■ WRITTEN PROBLEM:
Set down, exactly as written, the lines from the top of the data to the line that holds "import * as", and omit the pictures.

### SOURCE EXCERPT ###

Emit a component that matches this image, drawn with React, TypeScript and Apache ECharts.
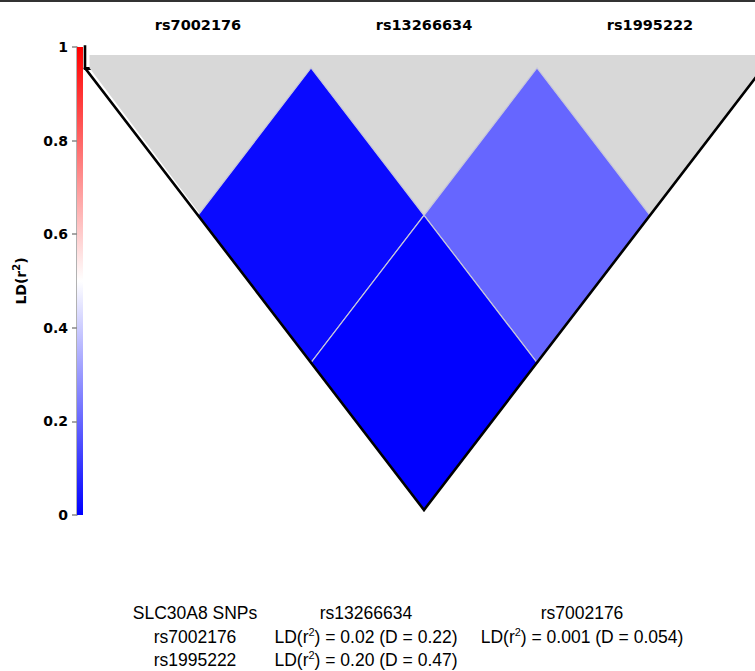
import React, { useEffect, useRef } from "react";
import * as echarts from "echarts";

// ---- data ----
const snps = ["rs7002176", "rs13266634", "rs1995222"];
// LD pairs (0-based SNP indices)
const pairA = [0, 1, 0];
const pairB = [1, 2, 2];
const r2Text = ["0.02", "0.20", "0.001"];
const dText = ["0.22", "0.47", "0.054"];
// colour bar
const ldMin = 0;
const ldMax = 1;
const ldInterval = 0.2;
const ldColors = ["#0000ff", "#ffffff", "#ff0000"];
// summary table (cells refer to LD pair indices, -1 = empty)
const tableTitle = "SLC30A8 SNPs";
const tableCols = ["rs13266634", "rs7002176"];
const tableRows = ["rs7002176", "rs1995222"];
const tableCells = [
  [0, 2],
  [1, -1],
];

const FONT_B = "DejaVu Sans";
const FONT_T = "Liberation Sans, Arial, sans-serif";

export default function App() {
  const ref = useRef<HTMLDivElement>(null);
  useEffect(() => {
    document.body.style.margin = "0";
    const chart = echarts.init(ref.current!, null, { renderer: "svg" });

    const diamondData = pairA.map((a, k) => [a + 1, pairB[k] + 1, parseFloat(r2Text[k])]);
    const vMin = -0.061;
    const grayTop = -0.044;
    const xMax = 0.5 + 670 / 226;

    // table graphics
    const colX = [195, 366, 582];
    const rowY = [613, 637, 660];
    const tableEls: any[] = [];
    const mkText = (txt: string, x: number, y: number) => ({
      type: "text",
      x,
      y,
      style: {
        text: txt,
        fill: "#000",
        fontSize: 17.5,
        fontFamily: FONT_T,
        lineHeight: 22,
        align: "center",
        verticalAlign: "middle",
        rich: {
          sup: { fontSize: 11, fontFamily: FONT_T, verticalAlign: "top", fill: "#000" },
        },
      },
    });
    tableEls.push(mkText(tableTitle, colX[0], rowY[0]));
    tableCols.forEach((c, ci) => tableEls.push(mkText(c, colX[ci + 1], rowY[0])));
    tableRows.forEach((r, ri) => {
      tableEls.push(mkText(r, colX[0], rowY[ri + 1]));
      tableCells[ri].forEach((k, ci) => {
        if (k < 0) return;
        tableEls.push(
          mkText(`LD(r{sup|2}) = ${r2Text[k]} (D = ${dText[k]})`, colX[ci + 1], rowY[ri + 1])
        );
      });
    });

    const option: any = {
      animation: false,
      backgroundColor: "#ffffff",
      grid: [
        { left: 85, right: 0, top: 50, bottom: 161 },
        { left: 77, width: 6, top: 47, bottom: 156 },
      ],
      xAxis: [
        {
          type: "value",
          gridIndex: 0,
          position: "top",
          min: 0.5,
          max: xMax,
          axisLine: { show: true, lineStyle: { color: "#000", width: 3 } },
          axisTick: {
            show: true,
            customValues: snps.map((_, i) => i + 1),
            length: 7,
            lineStyle: { color: "#555", width: 1 },
          },
          axisLabel: {
            show: true,
            customValues: snps.map((_, i) => i + 1),
            formatter: (v: number) => snps[Math.round(v) - 1] || "",
            fontFamily: FONT_B,
            fontWeight: "bold",
            fontSize: 14.5,
            color: "#000",
            margin: 18,
          },
          splitLine: { show: false },
        },
        {
          type: "category",
          gridIndex: 1,
          data: [""],
          show: false,
        },
      ],
      yAxis: [
        {
          type: "value",
          gridIndex: 0,
          inverse: true,
          min: vMin,
          max: 1.5,
          show: false,
        },
        {
          type: "value",
          gridIndex: 1,
          min: ldMin,
          max: ldMax,
          interval: ldInterval,
          name: "{a|LD(r}{s|2}{a|)}",
          nameLocation: "middle",
          nameRotate: 90,
          nameGap: 46,
          nameTextStyle: {
            rich: {
              a: { fontFamily: FONT_B, fontWeight: "bold", fontSize: 14, color: "#000", lineHeight: 20 },
              s: { fontFamily: FONT_B, fontWeight: "bold", fontSize: 10, color: "#000", verticalAlign: "top" },
            },
          },
          axisLine: { show: true, lineStyle: { color: "#999", width: 1.5 } },
          axisTick: { show: true, length: 5, lineStyle: { color: "#888", width: 1.5 } },
          axisLabel: {
            fontFamily: FONT_B,
            fontWeight: "bold",
            fontSize: 14,
            color: "#000",
            margin: 9,
          },
          splitLine: { show: false },
        },
      ],
      visualMap: {
        show: false,
        type: "continuous",
        seriesIndex: 1,
        dimension: 2,
        min: ldMin,
        max: ldMax,
        inRange: { color: ldColors },
      },
      series: [
        {
          type: "custom",
          xAxisIndex: 0,
          yAxisIndex: 0,
          data: [[0.5, 0]],
          silent: true,
          renderItem: (_p: any, api: any) => {
            const n = snps.length;
            const pts = [
              [0.52, grayTop],
              [n + 0.5, grayTop],
              [n + 0.5, 0],
              [(n + 1) / 2, n / 2],
              [0.52, 0],
            ].map((q) => api.coord(q));
            return { type: "polygon", shape: { points: pts }, style: { fill: "#d8d8d8" } };
          },
        },
        {
          type: "custom",
          xAxisIndex: 0,
          yAxisIndex: 0,
          data: diamondData,
          renderItem: (_p: any, api: any) => {
            const a = api.value(0);
            const b = api.value(1);
            const cu = (a + b) / 2;
            const cv = (b - a) / 2;
            const pts = [
              [cu, cv - 0.5],
              [cu + 0.5, cv],
              [cu, cv + 0.5],
              [cu - 0.5, cv],
            ].map((q) => api.coord(q));
            return {
              type: "polygon",
              shape: { points: pts },
              style: { fill: api.visual("color"), stroke: "#c8c8da", lineWidth: 1.2 },
            };
          },
        },
        {
          type: "custom",
          xAxisIndex: 0,
          yAxisIndex: 0,
          data: [[0.5, 0]],
          silent: true,
          renderItem: (_p: any, api: any) => {
            const n = snps.length;
            const pts = [
              [0.5, vMin - 0.016],
              [0.5, 0],
              [(n + 1) / 2, n / 2],
              [n + 0.5, 0],
            ].map((q) => api.coord(q));
            return {
              type: "polyline",
              shape: { points: pts },
              style: { stroke: "#000", lineWidth: 2.6, fill: null },
            };
          },
        },
        {
          type: "bar",
          xAxisIndex: 1,
          yAxisIndex: 1,
          data: [ldMax],
          barWidth: "100%",
          silent: true,
          itemStyle: {
            color: new echarts.graphic.LinearGradient(0, 1, 0, 0, [
              { offset: 0, color: ldColors[0] },
              { offset: 0.5, color: ldColors[1] },
              { offset: 1, color: ldColors[2] },
            ]),
          },
        },
      ],
      graphic: [
        { type: "rect", shape: { x: 0, y: 0, width: 755, height: 2 }, style: { fill: "#333" } },
        ...tableEls,
      ],
    };
    chart.setOption(option);
    return () => chart.dispose();
  }, []);
  return <div ref={ref} style={{ width: 755, height: 671 }} />;
}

###

■ ANSWER TO THE PROBLEM:
Emit a component that matches this image, drawn with React, TypeScript and Apache ECharts.
import React, { useEffect, useRef } from "react";
import * as echarts from "echarts";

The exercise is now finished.